Evaluation of polarimetric Radarsat-2 SAR data for development of soil moisture retrieval algorithms over a chronosequence of black spruce boreal forests

C-band Radarsat-2 data were used to develop multi-parameter algorithms to retrieve soil moisture across a chronosequence (recently burned, shrubby regrowth and mature forest) of fire-disturbed Alaskan boreal black spruce forests using polarized backscatter intensity, polarimetric decomposition and discriminator parameters as independent variables. To account for complex interactions of surface roughness, biomass and soil moisture, multiple polarimetric variables were evaluated empirically in algorithm development using a time series dataset that included the wet and dry extreme conditions. Results indicate that polarimetric discriminators, such as maximum degree of polarization, fractional polarization or coefficient of variation, may be instrumental in accounting for the type of scattering occurring or the complexity or heterogeneity of the distributed target. Using the maximum degree of polarization combined with one or more variables on scattered intensity (e.g. C-HV, C-HH, or maximum scattering intensity) improved multi-linear moisture retrieval algorithms by 27–33% over the single, dual and quad polarized backscatter intensity algorithms. For all sites combined, algorithms were developed with low SE (7.0% volumetric soil moisture), moderately high R2 (0.77) and low RMSE (6.7% volumetric soil moisture). However, the best models were produced by separating the recently burned forests (strongest algorithm: R2 0.94, SE 5.9, RMSE 7.4) from the shrubby and mature forests (best algorithm: R2 0.85, SE 4.7, RMSE 7.3). Results are limited to sites with biomass below 3 kg/m2.
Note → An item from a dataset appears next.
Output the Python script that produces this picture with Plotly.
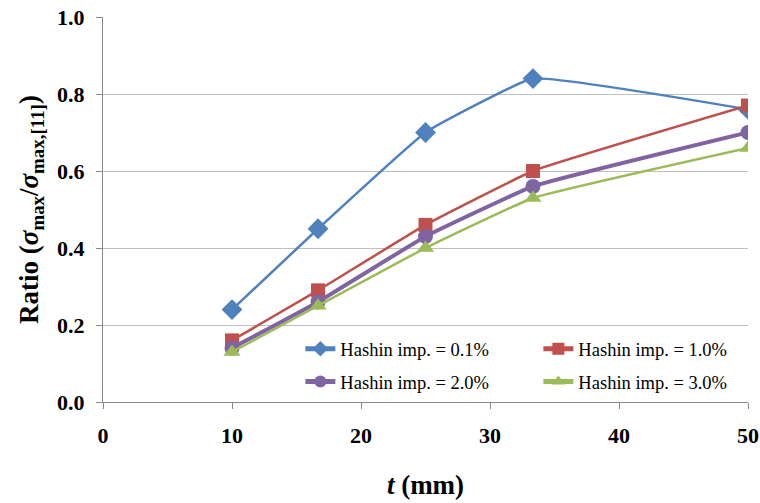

► Radar polarimetry is investigated to improve soil moisture estimation algorithms. ► Focus is on a chronosequence of recently burned to mature black spruce forests. ► Moisture from dry, moderate and wet conditions is captured in the seasonal dataset. ► Optimal models developed included the maximum degree of polarization discriminator. ► Models show polarimetric discriminators improve moisture prediction by 27–33%.